Для России, напротив, трудо- и импортозамещающие функции альтернативной энергетики имеют второстепенное значение для развития и конкурентоспособности ее хозяйственного комплекса на ближайшие годы и среднесрочную перспективу (до 2020 г.), а главным является обеспечение приоритета энергоэффективности над трудо- и импортозамещающими функциями альтернативной энергетики и других производств «зеленого» сектора экономики. Преимущество следует отдавать менее трудоемким видам деятельности, например, НИОКР в сфере экологически чистой энергетики; среди крупномасштабных проектов в этой сфере — установкам по утилизации попутных газов, а также производству энергии из биомассы или геотермальной энергии (по сравнению с гелиоустановками или мощностями по улавливанию и хранению углерода, которые также отличаются высокой капиталоемкостью).

При этом особое значение имеют технологии, использование которых обеспечивает двойной выигрыш (дивиденд) в виде отрицательных предельных издержек ресурсосбережения и снижения выбросов парниковых газов. Указанные технологии обеспечивают решение обеих задач одновременно с экономией средств. Такие технологии шире всего применяются в ЖКХ (теплоизоляция, освещение зданий, водонагревательные устройства).
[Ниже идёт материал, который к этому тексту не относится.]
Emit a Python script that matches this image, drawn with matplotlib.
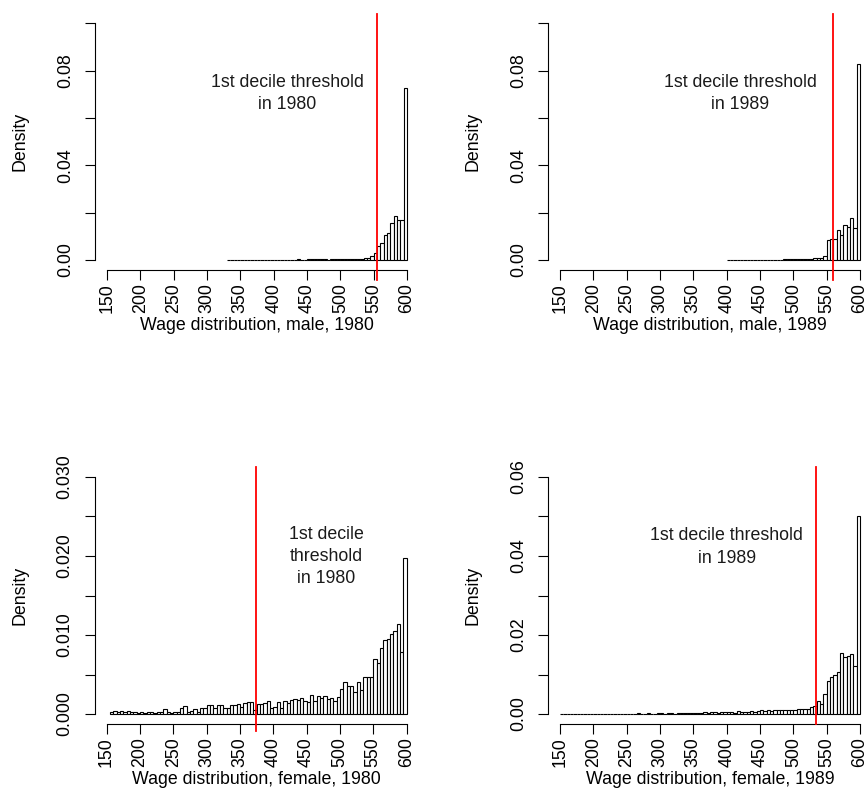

Кроме того, в населенных пунктах Сибири, Дальнего Востока, Крайнего Севера, которые относятся к районам децентрализованного энергоснабжения, перспективно и эффективно использование мини-ТЭЦ. Там же эффективны установки на базе ВИЭ включая биомассу, воду (малые ГЭС), солнце, ветер и геотермальные источники.

Перспективы «зеленой» экономики: оправданные ожидания и пределы роста

Мощный приток инвестиций и быстрые темпы развития «зеленой» экономики породили у заметной части аналитиков и политических кругов серьезные ожидания ее уверенной победной поступи в ближайшие десятилетия. Об этом свидетельствуют многочисленные доклады и прогнозы (в том числе специализированных организаций ООН), подготовленные с участием международных экспертов, органов управления и научных структур как развитых, так и развивающихся стран3.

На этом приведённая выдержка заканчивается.